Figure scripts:
================================

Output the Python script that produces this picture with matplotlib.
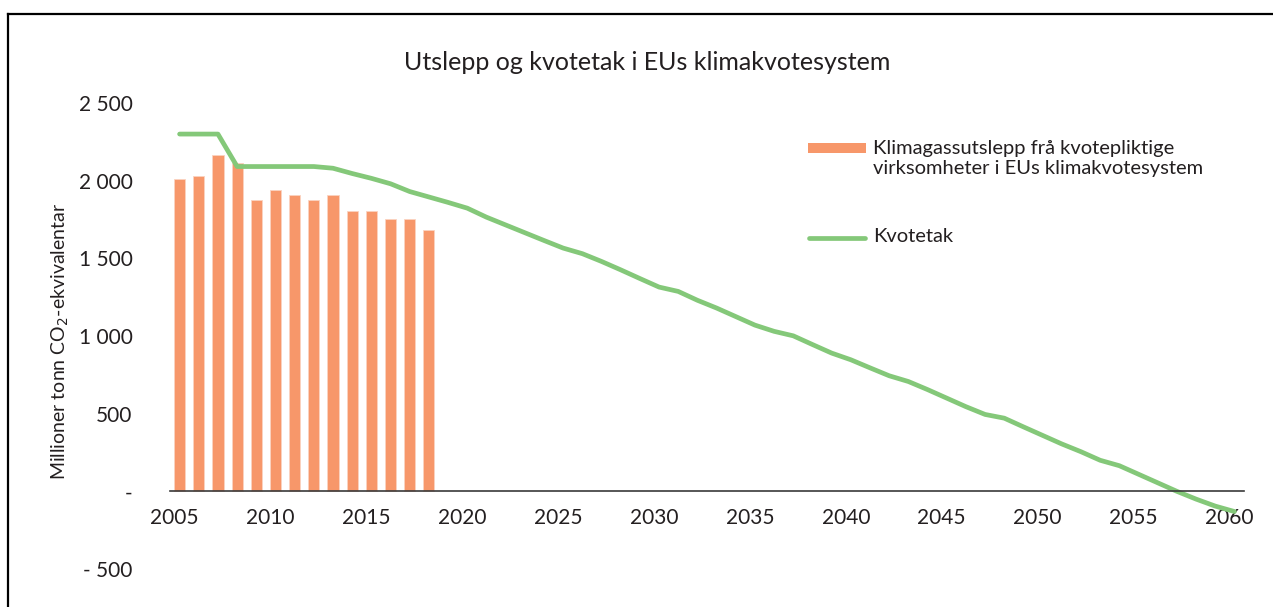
import matplotlib
matplotlib.use("Agg")
import matplotlib.pyplot as plt
from matplotlib.lines import Line2D
from matplotlib.patches import Rectangle
import matplotlib.transforms as mtransforms

plt.rcParams['font.family'] = ['Lato', 'DejaVu Sans']

# ---- data ----
emission_years = list(range(2005, 2019))
emissions = [2010, 2027, 2165, 2115, 1873, 1941, 1907, 1873, 1907,
             1804, 1804, 1753, 1753, 1684]

cap_years = list(range(2005, 2061))
cap = [2300, 2300, 2300, 2091, 2091, 2091, 2091, 2091, 2080, 2046,
       2015, 1980, 1930, 1895, 1860, 1823, 1765, 1715, 1665, 1615,
       1566, 1530, 1480, 1426, 1370, 1315, 1287, 1230, 1180, 1125,
       1070, 1030, 1001, 945, 890, 847, 795, 744, 707, 655,
       600, 545, 495, 471, 415, 360, 305, 255, 200, 165,
       110, 55, 0, -50, -95, -130]

x_ticks = list(range(2005, 2061, 5))
y_ticks = [-500, 0, 500, 1000, 1500, 2000, 2500]
y_tick_labels = ['- 500', '-', '500', '1 000', '1 500', '2 000', '2 500']

title = 'Utslepp og kvotetak i EUs klimakvotesystem'
ylabel = r'Millioner tonn CO$_2$-ekvivalentar'
bar_label = 'Klimagassutslepp frå kvotepliktige\nvirksomheter i EUs klimakvotesystem'
line_label = 'Kvotetak'

bar_color = '#F7976A'
line_color = '#84C879'
text_color = '#231F20'

W, H = 1273, 607
fig = plt.figure(figsize=(W / 100, H / 100), dpi=100)
ax = fig.add_axes([170 / W, (H - 569) / H, 1074 / W, 466 / H])

ax.bar(emission_years, emissions, width=0.58, color=bar_color,
       edgecolor='#FBD3C0', linewidth=0.6, zorder=2)
ax.plot(cap_years, cap, color=line_color, linewidth=3.4,
        solid_capstyle='round', solid_joinstyle='round', zorder=3)

ax.set_xlim(2004.5, 2060.5)
ax.set_ylim(-500, 2500)

for s in ['top', 'right', 'left']:
    ax.spines[s].set_visible(False)
ax.spines['bottom'].set_position(('data', 0))
ax.spines['bottom'].set_color('#3a3a3a')
ax.spines['bottom'].set_linewidth(1.2)
ax.spines['bottom'].set_zorder(4)

ax.set_xticks(x_ticks)
ax.set_xticklabels([str(t) for t in x_ticks])
ax.set_yticks(y_ticks)
ax.set_yticklabels(y_tick_labels)
ax.tick_params(axis='x', length=0, pad=12, labelsize=15, labelcolor=text_color)
ax.tick_params(axis='y', length=0, pad=27, labelsize=15, labelcolor=text_color)

# shift x labels slightly left as in reference
offset = mtransforms.ScaledTranslation(-5 / 100, 0, fig.dpi_scale_trans)
for lab in ax.get_xticklabels():
    lab.set_transform(lab.get_transform() + offset)

ax.set_ylabel(ylabel, fontsize=14, color=text_color, labelpad=0)
ax.yaxis.set_label_coords(71 / W, (H - 341) / H, transform=fig.transFigure)

fig.text(647 / W, 1 - 62 / H, title, ha='center', va='center',
         fontsize=18, color=text_color)

# legend (drawn manually to mimic the reference layout)
tf = fig.transFigure
fig.add_artist(Rectangle((808 / W, 1 - 153 / H), 58 / W, 10 / H,
                         transform=tf, facecolor=bar_color, edgecolor='none'))
fig.text(873 / W, 1 - 158.5 / H, bar_label, ha='left', va='center',
         fontsize=14.5, color=text_color, linespacing=1.15)
fig.add_artist(Line2D([809 / W, 865 / W], [1 - 238 / H, 1 - 238 / H],
                      transform=tf, color=line_color, lw=3.4,
                      solid_capstyle='round'))
fig.text(873 / W, 1 - 237 / H, line_label, ha='left', va='center',
         fontsize=14.5, color=text_color)

# outer frame (left and top)
fig.add_artist(Line2D([8 / W, 8 / W], [0, 1 - 14 / H], transform=tf,
                      color='black', lw=1.6))
fig.add_artist(Line2D([8 / W, 1], [1 - 14 / H, 1 - 14 / H], transform=tf,
                      color='black', lw=1.6))

fig.savefig('out.png', dpi=100)
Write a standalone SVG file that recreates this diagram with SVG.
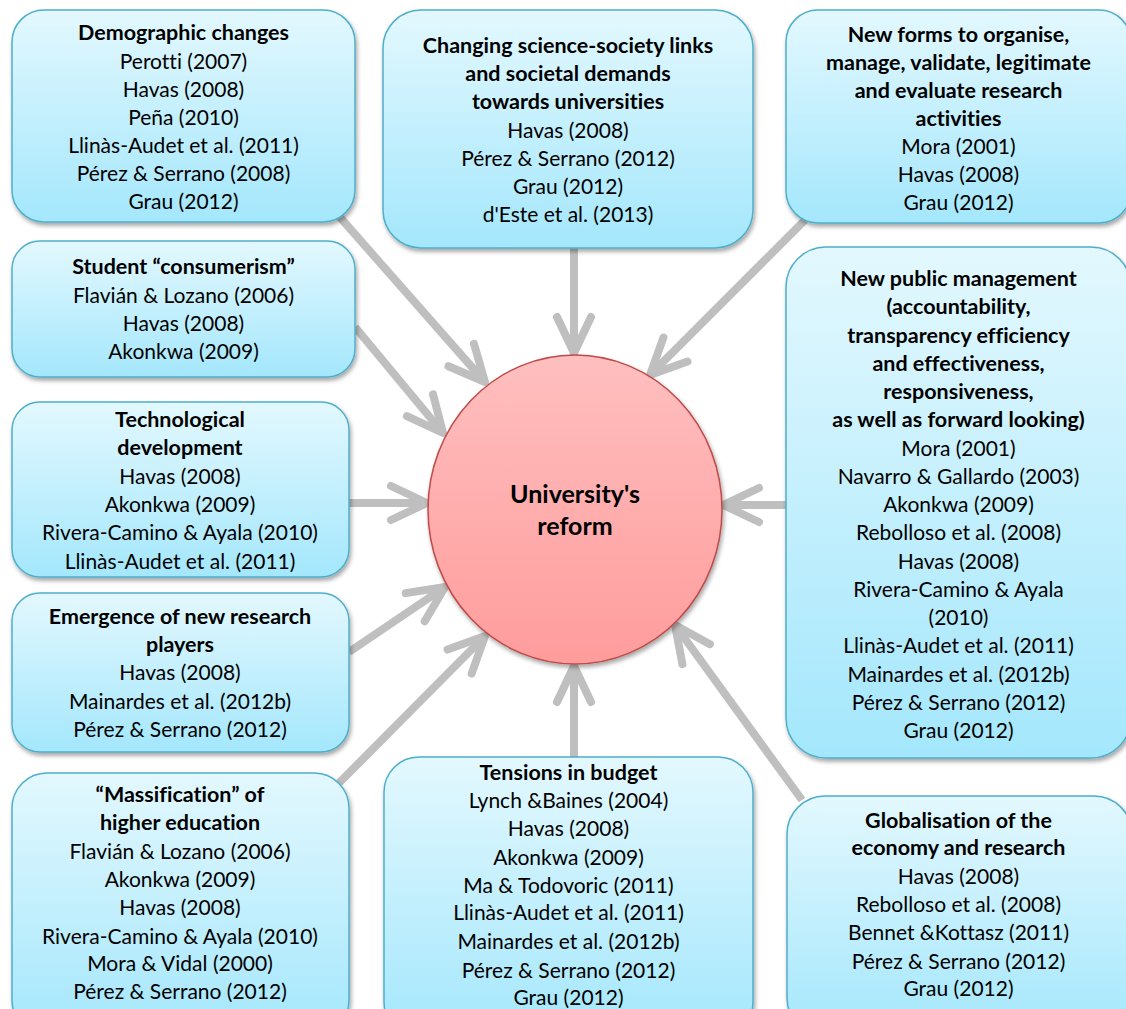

================================

### Task objective
Copy every record above exactly, leaving out any pictures.

### Solution below
Output the Python script that produces this picture with matplotlib.
import matplotlib
matplotlib.use("Agg")
import matplotlib.pyplot as plt
from matplotlib.lines import Line2D
from matplotlib.patches import Rectangle
import matplotlib.transforms as mtransforms

plt.rcParams['font.family'] = ['Lato', 'DejaVu Sans']

# ---- data ----
emission_years = list(range(2005, 2019))
emissions = [2010, 2027, 2165, 2115, 1873, 1941, 1907, 1873, 1907,
             1804, 1804, 1753, 1753, 1684]

cap_years = list(range(2005, 2061))
cap = [2300, 2300, 2300, 2091, 2091, 2091, 2091, 2091, 2080, 2046,
       2015, 1980, 1930, 1895, 1860, 1823, 1765, 1715, 1665, 1615,
       1566, 1530, 1480, 1426, 1370, 1315, 1287, 1230, 1180, 1125,
       1070, 1030, 1001, 945, 890, 847, 795, 744, 707, 655,
       600, 545, 495, 471, 415, 360, 305, 255, 200, 165,
       110, 55, 0, -50, -95, -130]

x_ticks = list(range(2005, 2061, 5))
y_ticks = [-500, 0, 500, 1000, 1500, 2000, 2500]
y_tick_labels = ['- 500', '-', '500', '1 000', '1 500', '2 000', '2 500']

title = 'Utslepp og kvotetak i EUs klimakvotesystem'
ylabel = r'Millioner tonn CO$_2$-ekvivalentar'
bar_label = 'Klimagassutslepp frå kvotepliktige\nvirksomheter i EUs klimakvotesystem'
line_label = 'Kvotetak'

bar_color = '#F7976A'
line_color = '#84C879'
text_color = '#231F20'

W, H = 1273, 607
fig = plt.figure(figsize=(W / 100, H / 100), dpi=100)
ax = fig.add_axes([170 / W, (H - 569) / H, 1074 / W, 466 / H])

ax.bar(emission_years, emissions, width=0.58, color=bar_color,
       edgecolor='#FBD3C0', linewidth=0.6, zorder=2)
ax.plot(cap_years, cap, color=line_color, linewidth=3.4,
        solid_capstyle='round', solid_joinstyle='round', zorder=3)

ax.set_xlim(2004.5, 2060.5)
ax.set_ylim(-500, 2500)

for s in ['top', 'right', 'left']:
    ax.spines[s].set_visible(False)
ax.spines['bottom'].set_position(('data', 0))
ax.spines['bottom'].set_color('#3a3a3a')
ax.spines['bottom'].set_linewidth(1.2)
ax.spines['bottom'].set_zorder(4)

ax.set_xticks(x_ticks)
ax.set_xticklabels([str(t) for t in x_ticks])
ax.set_yticks(y_ticks)
ax.set_yticklabels(y_tick_labels)
ax.tick_params(axis='x', length=0, pad=12, labelsize=15, labelcolor=text_color)
ax.tick_params(axis='y', length=0, pad=27, labelsize=15, labelcolor=text_color)

# shift x labels slightly left as in reference
offset = mtransforms.ScaledTranslation(-5 / 100, 0, fig.dpi_scale_trans)
for lab in ax.get_xticklabels():
    lab.set_transform(lab.get_transform() + offset)

ax.set_ylabel(ylabel, fontsize=14, color=text_color, labelpad=0)
ax.yaxis.set_label_coords(71 / W, (H - 341) / H, transform=fig.transFigure)

fig.text(647 / W, 1 - 62 / H, title, ha='center', va='center',
         fontsize=18, color=text_color)

# legend (drawn manually to mimic the reference layout)
tf = fig.transFigure
fig.add_artist(Rectangle((808 / W, 1 - 153 / H), 58 / W, 10 / H,
                         transform=tf, facecolor=bar_color, edgecolor='none'))
fig.text(873 / W, 1 - 158.5 / H, bar_label, ha='left', va='center',
         fontsize=14.5, color=text_color, linespacing=1.15)
fig.add_artist(Line2D([809 / W, 865 / W], [1 - 238 / H, 1 - 238 / H],
                      transform=tf, color=line_color, lw=3.4,
                      solid_capstyle='round'))
fig.text(873 / W, 1 - 237 / H, line_label, ha='left', va='center',
         fontsize=14.5, color=text_color)

# outer frame (left and top)
fig.add_artist(Line2D([8 / W, 8 / W], [0, 1 - 14 / H], transform=tf,
                      color='black', lw=1.6))
fig.add_artist(Line2D([8 / W, 1], [1 - 14 / H, 1 - 14 / H], transform=tf,
                      color='black', lw=1.6))

fig.savefig('out.png', dpi=100)
Write a standalone SVG file that recreates this diagram with SVG.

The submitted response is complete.